Wednesday, April 2, 2008

Virgle

Richard Branson is truly...the man. Excuse me...Sir Richard Branson. The guy is one of the most successful businessmen in the world...but he definitely mixes work with pleasure. Yesterday, he pulled a prank at the CTIA wireless show...and man, those guys are gullable.

He announced to the huge crowd of mobile insiders that along with Larry Page and Sergey Brin, founders of Google, they would be flying a solar-powered "Noah's Ark" to Mars. Their name, a combination of Virgin and Google of course, would be Virgle. Why a "Noah's Ark"? Because he said that they would be taking animals with them.
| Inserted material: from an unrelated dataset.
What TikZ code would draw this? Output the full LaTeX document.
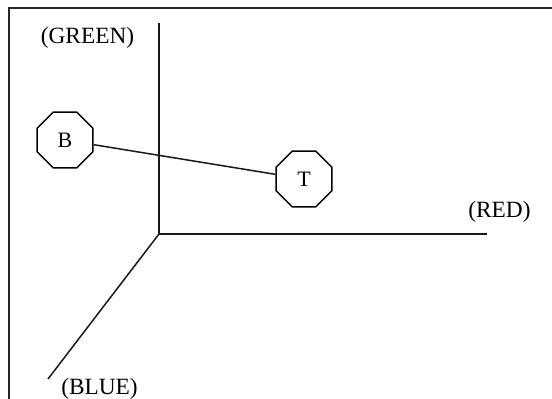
\documentclass[tikz,border=0pt]{standalone}
\usepackage{fontspec}
\setmainfont{Liberation Serif}
\usetikzlibrary{shapes.geometric}
\begin{document}
\begin{tikzpicture}[x=1pt,y=-1pt,
  axis/.style={line width=1.5pt,color=black!90},
  frameline/.style={line width=1.9pt,color=black!85},
  octa/.style={regular polygon,regular polygon sides=8,minimum size=60.6pt,
    inner sep=0pt,draw,line width=1.5pt,font=\fontsize{22}{26}\selectfont},
  axislabel/.style={anchor=base,inner sep=0pt,font=\fontsize{23.3}{28}\selectfont}]
  \useasboundingbox (0,0) rectangle (552,399);
  % open frame: top and left edges only
  \draw[frameline] (552,8) -- (9,8) -- (9,399);
  % axes
  \coordinate (O) at (159,234);
  \coordinate (G) at (159,23);
  \coordinate (R) at (487,234);
  \coordinate (Bl) at (48,379);
  \draw[axis] (G) -- (O) -- (R);
  \draw[axis] (O) -- (Bl);
  % axis labels
  \node[axislabel] (lg) at (87.5,43) {(GREEN)};
  \node[axislabel] (lr) at (499.5,217) {(RED)};
  \node[axislabel] (lb) at (99.5,394) {(BLUE)};
  % points
  \node[octa] (B) at (65,140) {B};
  \node[octa] (T) at (304,179) {T};
  \draw[axis] (B) -- (T);
\end{tikzpicture}
\end{document}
Ultimately, their plan would be to put life on Mars and build a city there. At no point did anyone start laughing...in fact, they started applauding. Branson continued by saying that the first people who would go may not come back, but the hope is that it will be beautiful by the time they finish building the city.

At the end, he asked for volunteers, at which point atleast 30 people came on stage...probably mostly to get a picture with Branson. Google did their end of the prank by creating a page about the project.

I admit...Richard Branson is crazy enough that people would believe him about something like this. Awesome April Fools prank though.

Speaking of April Fools pranks, I'd like to thank Dave for his successful decoration of magnets all over my car yesterday...not here at work in the parking lot, but in the parking lot of the apartments where I reside. My paranoid level has been elevated to orange.

Also, speaking of Virgin (uh oh, where's he going with this?)...the company Virgin...they announced the headliners of their festival in Baltimore this summer - Foo Fighters, Jack Johnson, Kanye West, Nine Inch Nails, and Stone Temple Pilots. Pretty sweet basis for the festival I think. My brothers and I went to this 2-day festival last summer and had an awesome time. In fact, we saw Richard Branson walking through the crowd. Another reason I love the guy - I also saw him on the sidestage during Wu-Tang Clan.

Richard Branson ain't nothin' to f*** with!